The desirable vigilante can only exist in fiction, but a real
vigilante, like Goetz or Zimmerman, can't be a hero, because he
doesn't care.
At
about the mid-point of I Wear the Black Hat,
Klosterman pauses to ask the reader to examine whether he,
Klosterman, is writing about villains in order to show he is seeking
to be one himself, thus presenting a self-referential argument. He
then concludes, for himself, that the opposite is true. A nice piece
of irony, a stylistic device that dominates the entire book.

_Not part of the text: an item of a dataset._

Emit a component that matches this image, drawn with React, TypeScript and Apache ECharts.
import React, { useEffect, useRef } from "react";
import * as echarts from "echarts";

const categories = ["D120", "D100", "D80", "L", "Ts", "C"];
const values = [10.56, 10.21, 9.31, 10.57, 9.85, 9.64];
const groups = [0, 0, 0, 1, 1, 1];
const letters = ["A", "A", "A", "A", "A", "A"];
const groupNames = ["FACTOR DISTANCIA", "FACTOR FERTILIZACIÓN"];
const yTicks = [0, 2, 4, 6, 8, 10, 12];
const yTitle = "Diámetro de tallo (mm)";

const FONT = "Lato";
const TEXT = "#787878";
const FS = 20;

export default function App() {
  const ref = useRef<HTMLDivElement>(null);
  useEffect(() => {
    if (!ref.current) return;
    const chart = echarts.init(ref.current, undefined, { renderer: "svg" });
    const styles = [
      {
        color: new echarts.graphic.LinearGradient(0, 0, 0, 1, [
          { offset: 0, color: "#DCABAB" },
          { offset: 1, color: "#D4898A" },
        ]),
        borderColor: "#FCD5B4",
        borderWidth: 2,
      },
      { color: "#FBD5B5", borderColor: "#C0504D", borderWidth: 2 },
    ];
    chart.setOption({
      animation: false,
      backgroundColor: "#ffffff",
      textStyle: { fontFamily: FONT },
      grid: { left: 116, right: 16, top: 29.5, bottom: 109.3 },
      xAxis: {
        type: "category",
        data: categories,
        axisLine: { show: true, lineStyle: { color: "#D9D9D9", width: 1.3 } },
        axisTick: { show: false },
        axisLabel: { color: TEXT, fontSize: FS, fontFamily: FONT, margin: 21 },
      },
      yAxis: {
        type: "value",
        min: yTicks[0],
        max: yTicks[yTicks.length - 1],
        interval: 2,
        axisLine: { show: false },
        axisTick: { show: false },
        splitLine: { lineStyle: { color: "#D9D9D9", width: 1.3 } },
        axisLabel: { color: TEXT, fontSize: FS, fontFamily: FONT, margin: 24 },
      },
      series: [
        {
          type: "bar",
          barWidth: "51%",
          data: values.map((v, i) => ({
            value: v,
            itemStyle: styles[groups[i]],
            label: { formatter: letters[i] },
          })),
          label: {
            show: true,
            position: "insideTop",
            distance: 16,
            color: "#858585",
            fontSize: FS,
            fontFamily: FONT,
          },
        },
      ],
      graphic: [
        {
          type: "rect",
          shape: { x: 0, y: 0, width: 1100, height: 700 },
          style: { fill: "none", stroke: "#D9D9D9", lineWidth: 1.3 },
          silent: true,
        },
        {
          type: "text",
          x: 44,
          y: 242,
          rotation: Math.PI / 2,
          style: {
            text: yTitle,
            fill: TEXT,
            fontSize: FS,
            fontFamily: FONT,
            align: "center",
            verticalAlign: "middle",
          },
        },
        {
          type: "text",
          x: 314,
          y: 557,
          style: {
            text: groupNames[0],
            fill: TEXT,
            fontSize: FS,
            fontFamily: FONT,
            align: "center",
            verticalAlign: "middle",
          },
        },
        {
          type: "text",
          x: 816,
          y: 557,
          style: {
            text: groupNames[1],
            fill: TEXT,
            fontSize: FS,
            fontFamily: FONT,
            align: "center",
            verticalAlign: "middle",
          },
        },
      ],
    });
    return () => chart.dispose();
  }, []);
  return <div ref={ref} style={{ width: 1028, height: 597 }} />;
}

Klosterman's argument is always presented in a logical, even gentle,
manner that never rises to the level of heated rhetoric, making even
the unpleasant characters who show up at least reasonable to hear
about. Thus, I learned some about hip-hop and rap music, an area of
culture in which I've been mostly uninterested, and thought some
about the importance of N.W.A., the evil design of the Oakland
Raiders as a reflection of owner Al Davis, and the humor of Andrew
Dice Clay, one of whose videos I managed to sit through 4:39 before
turning the nasty rant off. I felt bad that I had actually smiled at
a couple of his punch-lines.
This
book pre-figures the current world in weird and wonderful ways. Here
we read about Bill Clinton and Monica Lewinsky, Michael Douglas and
Sharon Stone in Basic Instinct,
only to have that weirdest of present day villains, Anthony Weiner,
appear in our imaginations. And who appears now to be becoming the
villainess but his wife, the innocent Hillary Clinton advisor Huma
Abedin, a woman whose sole flaw appears to be trying to protect her
child through supporting her silly and desperate husband. People in
love, says Klosterman, make poor decisions. People in lust make no
decisions at all. And on the story goes, with more startling
connections and insights.
Chuck Klosterman
There's
a start of recognition, a jolt of energy, when one is first
introduced to a new mind. Such is the effect engendered on first
meeting and then getting to know the work of Chuck Klosterman. His
world view is so encompassing and seductive one reads in awe the
remarkable connections between seemingly irreconcilable differences
as he rambles, almost seamlessly, between mental islands. Klosterman
writes of a a world, part of which I consciously missed, and makes me
wish I'd paid more attention to it, because what he writes about the
parts I'm familiar with is so good – witty, insightful, filled with
surprising connections, and pointed to a non-ironic world view that
makes sense. There are many other examples which I want to write
about, but I'll leave it to readers to discover the richness of this
book. Chuck Klosterman is a New York Times bestselling author and a
featured columnist for Esquire, a contributor to The New York Times
Magazine, and has also written for Spin, The Washington Post, The
Guardian, The Believer, and ESPN. I received Klosterman's I Wear the Black Hat:Grappling with Villains (Real and Imagined)
(Scribner, 2013, 224 pages, $25.00) from the publisher through
Edelweiss: Above the treeline. I read it on my Kindle.